Transcribe the material word for word, but without the images.

▶ **Data segment**:
▬▬▬
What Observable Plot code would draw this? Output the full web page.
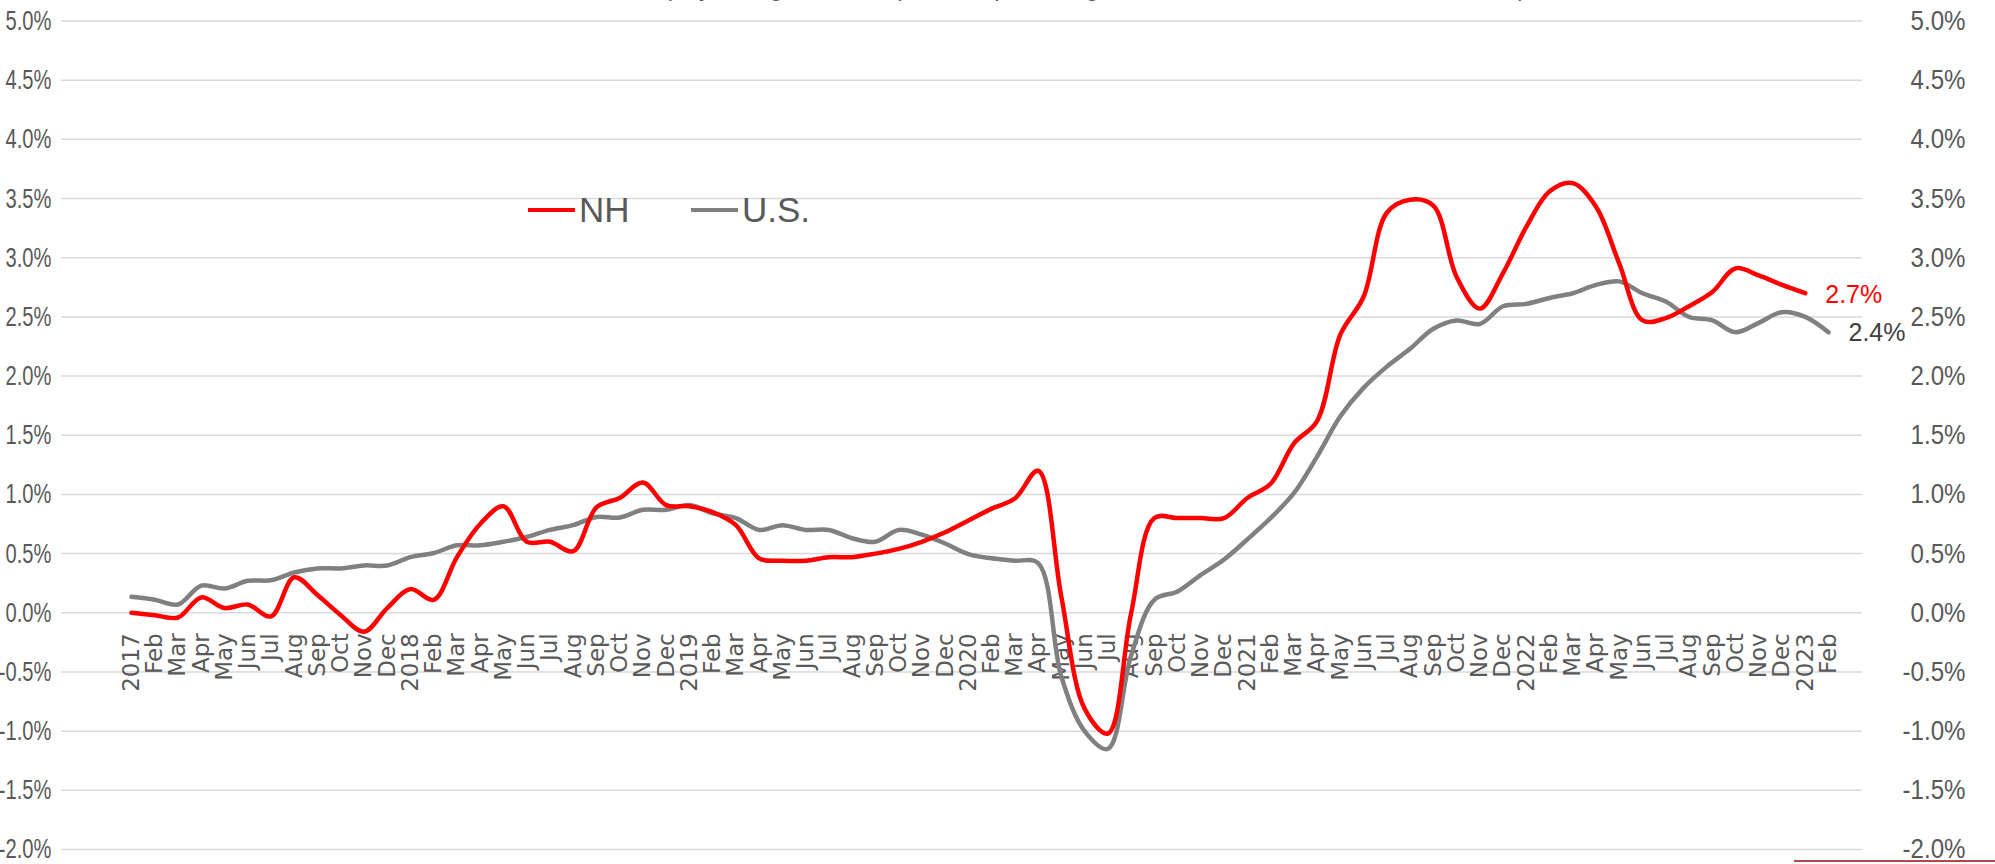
<!DOCTYPE html>
<html><head><meta charset="utf-8">
<script src="https://cdn.jsdelivr.net/npm/d3@7"></script>
<script src="https://cdn.jsdelivr.net/npm/@observablehq/plot@0.6"></script>
<style>
body{margin:0;background:#fff;overflow:hidden}
#wrap{position:relative;width:1995px;height:864px;overflow:hidden}
.leg{position:absolute;display:flex;align-items:center;height:36px;font-family:"Liberation Sans",Arial,sans-serif;font-size:35px;color:#595959}
.leg span.sw{display:inline-block;height:4.5px;margin-right:4px}
#edge{position:absolute;left:1794px;top:860px;width:201px;height:1.5px;background:#b04a4a}
</style></head><body><div id="wrap"></div>
<script>
const titleText = "Employment growth rate (3-month percentage rate of nonfarm total, at an annual rate)";
const xLabels = ["2017","Feb","Mar","Apr","May","Jun","Jul","Aug","Sep","Oct","Nov","Dec",
"2018","Feb","Mar","Apr","May","Jun","Jul","Aug","Sep","Oct","Nov","Dec",
"2019","Feb","Mar","Apr","May","Jun","Jul","Aug","Sep","Oct","Nov","Dec",
"2020","Feb","Mar","Apr","May","Jun","Jul","Aug","Sep","Oct","Nov","Dec",
"2021","Feb","Mar","Apr","May","Jun","Jul","Aug","Sep","Oct","Nov","Dec",
"2022","Feb","Mar","Apr","May","Jun","Jul","Aug","Sep","Oct","Nov","Dec",
"2023","Feb"];
const nhValues = [0.00,-0.02,-0.04,0.13,0.04,0.07,-0.03,0.30,0.15,-0.02,-0.16,0.04,
0.20,0.11,0.47,0.75,0.90,0.60,0.60,0.52,0.89,0.97,1.10,0.91,
0.90,0.85,0.74,0.46,0.44,0.44,0.47,0.47,0.50,0.54,0.60,0.68,
0.78,0.88,0.965,1.20,0.135,-0.81,-1.02,-0.005,0.80,0.80,0.80,0.80,
0.97,1.09,1.43,1.62,2.35,2.67,3.38,3.49,3.44,2.84,2.57,2.87,
3.26,3.56,3.63,3.43,2.95,2.47,2.49,2.59,2.71,2.91,2.85,2.77,
2.70];
const usValues = [0.135,0.11,0.07,0.23,0.205,0.27,0.275,0.34,0.375,0.375,0.40,0.40,
0.47,0.505,0.57,0.57,0.60,0.64,0.70,0.74,0.81,0.805,0.87,0.87,
0.91,0.84,0.80,0.70,0.74,0.70,0.70,0.63,0.60,0.70,0.66,0.585,
0.495,0.46,0.44,0.42,-0.54,-1.00,-1.15,-0.36,0.11,0.18,0.32,0.45,
0.62,0.80,1.01,1.32,1.66,1.90,2.08,2.23,2.40,2.47,2.44,2.59,
2.61,2.66,2.70,2.77,2.80,2.70,2.63,2.50,2.47,2.37,2.45,2.54,
2.50,2.37];
const yTicks = [-2,-1.5,-1,-0.5,0,0.5,1,1.5,2,2.5,3,3.5,4,4.5,5];
const seriesNames = ["NH","U.S."];
const seriesColors = ["#FF0000","#808080"];

const nh = nhValues.map((v,i)=>({i,v}));
const us = usValues.map((v,i)=>({i,v}));
const ticks = xLabels.map((t,i)=>({i,t}));
const fmt = d => d.toFixed(1) + "%";
const sans = "Liberation Sans, Arial, sans-serif";

const chart = Plot.plot({
  width: 1995, height: 864,
  marginLeft: 61, marginRight: 133, marginTop: 20.5, marginBottom: 15,
  style: {fontFamily: sans, background: "#fff", overflow: "visible"},
  x: {type: "linear", domain: [0, 73], range: [131, 1828], axis: null},
  y: {domain: [-2, 5], axis: null},
  marks: [
    Plot.gridY(yTicks, {stroke: "#d9d9d9", strokeOpacity: 1, strokeWidth: 1.5}),
    Plot.axisY(yTicks, {anchor: "left", label: null, tickSize: 0, tickPadding: 10, tickFormat: fmt, fontSize: 28, fill: "#595959", fontFamily: sans}),
    Plot.axisY(yTicks, {anchor: "right", label: null, tickSize: 0, tickPadding: 103, textAnchor: "end", tickFormat: fmt, fontSize: 28, fill: "#595959", fontFamily: sans}),
    Plot.text(ticks, {x: "i", y: () => 0, text: "t", rotate: -90, textAnchor: "end", lineAnchor: "middle", dy: 20.5, fontSize: 23, fill: "#595959", fontFamily: "DejaVu Sans"}),
    Plot.line(us, {x: "i", y: "v", stroke: seriesColors[1], strokeWidth: 4.5, curve: "catmull-rom"}),
    Plot.line(nh, {x: "i", y: "v", stroke: seriesColors[0], strokeWidth: 4.5, curve: "catmull-rom"}),
    Plot.text([nh[nh.length-1]], {x: "i", y: "v", text: d => fmt(d.v), textAnchor: "start", dx: 20, dy: 2, fontSize: 25, fill: "#FF0000", fontFamily: sans}),
    Plot.text([us[us.length-1]], {x: "i", y: "v", text: d => fmt(d.v), textAnchor: "start", dx: 20, dy: 1, fontSize: 25, fill: "#404040", fontFamily: sans}),
    Plot.text([titleText], {frameAnchor: "top-left", dx: 571, dy: -25, textAnchor: "start", lineAnchor: "bottom", fontSize: 23.5, fill: "#595959", fontFamily: sans})
  ]
});
const wrap = document.getElementById("wrap");
wrap.appendChild(chart);

// narrower tick-label glyphs, as in the reference
const axisGroups = chart.querySelectorAll('g[aria-label="y-axis tick label"]');
const squeeze = [0.72, 0.86];
axisGroups.forEach((g, k) => {
  g.querySelectorAll("text").forEach(t => {
    const len = t.getComputedTextLength();
    t.setAttribute("textLength", (len * squeeze[k]).toFixed(2));
    t.setAttribute("lengthAdjust", "spacingAndGlyphs");
  });
});

const legPos = [[528, 192], [691, 192]];
seriesNames.forEach((name, k) => {
  const d = document.createElement("div");
  d.className = "leg";
  d.style.left = legPos[k][0] + "px";
  d.style.top = legPos[k][1] + "px";
  d.innerHTML = `<span class="sw" style="width:47px;background:${seriesColors[k]}"></span>${name}`;
  wrap.appendChild(d);
});
const edge = document.createElement("div");
edge.id = "edge";
wrap.appendChild(edge);
</script></body></html>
▬▬▬
▶ **Correct result**:
What Observable Plot code would draw this? Output the full web page.
<!DOCTYPE html>
<html><head><meta charset="utf-8">
<script src="https://cdn.jsdelivr.net/npm/d3@7"></script>
<script src="https://cdn.jsdelivr.net/npm/@observablehq/plot@0.6"></script>
<style>
body{margin:0;background:#fff;overflow:hidden}
#wrap{position:relative;width:1995px;height:864px;overflow:hidden}
.leg{position:absolute;display:flex;align-items:center;height:36px;font-family:"Liberation Sans",Arial,sans-serif;font-size:35px;color:#595959}
.leg span.sw{display:inline-block;height:4.5px;margin-right:4px}
#edge{position:absolute;left:1794px;top:860px;width:201px;height:1.5px;background:#b04a4a}
</style></head><body><div id="wrap"></div>
<script>
const titleText = "Employment growth rate (3-month percentage rate of nonfarm total, at an annual rate)";
const xLabels = ["2017","Feb","Mar","Apr","May","Jun","Jul","Aug","Sep","Oct","Nov","Dec",
"2018","Feb","Mar","Apr","May","Jun","Jul","Aug","Sep","Oct","Nov","Dec",
"2019","Feb","Mar","Apr","May","Jun","Jul","Aug","Sep","Oct","Nov","Dec",
"2020","Feb","Mar","Apr","May","Jun","Jul","Aug","Sep","Oct","Nov","Dec",
"2021","Feb","Mar","Apr","May","Jun","Jul","Aug","Sep","Oct","Nov","Dec",
"2022","Feb","Mar","Apr","May","Jun","Jul","Aug","Sep","Oct","Nov","Dec",
"2023","Feb"];
const nhValues = [0.00,-0.02,-0.04,0.13,0.04,0.07,-0.03,0.30,0.15,-0.02,-0.16,0.04,
0.20,0.11,0.47,0.75,0.90,0.60,0.60,0.52,0.89,0.97,1.10,0.91,
0.90,0.85,0.74,0.46,0.44,0.44,0.47,0.47,0.50,0.54,0.60,0.68,
0.78,0.88,0.965,1.20,0.135,-0.81,-1.02,-0.005,0.80,0.80,0.80,0.80,
0.97,1.09,1.43,1.62,2.35,2.67,3.38,3.49,3.44,2.84,2.57,2.87,
3.26,3.56,3.63,3.43,2.95,2.47,2.49,2.59,2.71,2.91,2.85,2.77,
2.70];
const usValues = [0.135,0.11,0.07,0.23,0.205,0.27,0.275,0.34,0.375,0.375,0.40,0.40,
0.47,0.505,0.57,0.57,0.60,0.64,0.70,0.74,0.81,0.805,0.87,0.87,
0.91,0.84,0.80,0.70,0.74,0.70,0.70,0.63,0.60,0.70,0.66,0.585,
0.495,0.46,0.44,0.42,-0.54,-1.00,-1.15,-0.36,0.11,0.18,0.32,0.45,
0.62,0.80,1.01,1.32,1.66,1.90,2.08,2.23,2.40,2.47,2.44,2.59,
2.61,2.66,2.70,2.77,2.80,2.70,2.63,2.50,2.47,2.37,2.45,2.54,
2.50,2.37];
const yTicks = [-2,-1.5,-1,-0.5,0,0.5,1,1.5,2,2.5,3,3.5,4,4.5,5];
const seriesNames = ["NH","U.S."];
const seriesColors = ["#FF0000","#808080"];

const nh = nhValues.map((v,i)=>({i,v}));
const us = usValues.map((v,i)=>({i,v}));
const ticks = xLabels.map((t,i)=>({i,t}));
const fmt = d => d.toFixed(1) + "%";
const sans = "Liberation Sans, Arial, sans-serif";

const chart = Plot.plot({
  width: 1995, height: 864,
  marginLeft: 61, marginRight: 133, marginTop: 20.5, marginBottom: 15,
  style: {fontFamily: sans, background: "#fff", overflow: "visible"},
  x: {type: "linear", domain: [0, 73], range: [131, 1828], axis: null},
  y: {domain: [-2, 5], axis: null},
  marks: [
    Plot.gridY(yTicks, {stroke: "#d9d9d9", strokeOpacity: 1, strokeWidth: 1.5}),
    Plot.axisY(yTicks, {anchor: "left", label: null, tickSize: 0, tickPadding: 10, tickFormat: fmt, fontSize: 28, fill: "#595959", fontFamily: sans}),
    Plot.axisY(yTicks, {anchor: "right", label: null, tickSize: 0, tickPadding: 103, textAnchor: "end", tickFormat: fmt, fontSize: 28, fill: "#595959", fontFamily: sans}),
    Plot.text(ticks, {x: "i", y: () => 0, text: "t", rotate: -90, textAnchor: "end", lineAnchor: "middle", dy: 20.5, fontSize: 23, fill: "#595959", fontFamily: "DejaVu Sans"}),
    Plot.line(us, {x: "i", y: "v", stroke: seriesColors[1], strokeWidth: 4.5, curve: "catmull-rom"}),
    Plot.line(nh, {x: "i", y: "v", stroke: seriesColors[0], strokeWidth: 4.5, curve: "catmull-rom"}),
    Plot.text([nh[nh.length-1]], {x: "i", y: "v", text: d => fmt(d.v), textAnchor: "start", dx: 20, dy: 2, fontSize: 25, fill: "#FF0000", fontFamily: sans}),
    Plot.text([us[us.length-1]], {x: "i", y: "v", text: d => fmt(d.v), textAnchor: "start", dx: 20, dy: 1, fontSize: 25, fill: "#404040", fontFamily: sans}),
    Plot.text([titleText], {frameAnchor: "top-left", dx: 571, dy: -25, textAnchor: "start", lineAnchor: "bottom", fontSize: 23.5, fill: "#595959", fontFamily: sans})
  ]
});
const wrap = document.getElementById("wrap");
wrap.appendChild(chart);

// narrower tick-label glyphs, as in the reference
const axisGroups = chart.querySelectorAll('g[aria-label="y-axis tick label"]');
const squeeze = [0.72, 0.86];
axisGroups.forEach((g, k) => {
  g.querySelectorAll("text").forEach(t => {
    const len = t.getComputedTextLength();
    t.setAttribute("textLength", (len * squeeze[k]).toFixed(2));
    t.setAttribute("lengthAdjust", "spacingAndGlyphs");
  });
});

const legPos = [[528, 192], [691, 192]];
seriesNames.forEach((name, k) => {
  const d = document.createElement("div");
  d.className = "leg";
  d.style.left = legPos[k][0] + "px";
  d.style.top = legPos[k][1] + "px";
  d.innerHTML = `<span class="sw" style="width:47px;background:${seriesColors[k]}"></span>${name}`;
  wrap.appendChild(d);
});
const edge = document.createElement("div");
edge.id = "edge";
wrap.appendChild(edge);
</script></body></html>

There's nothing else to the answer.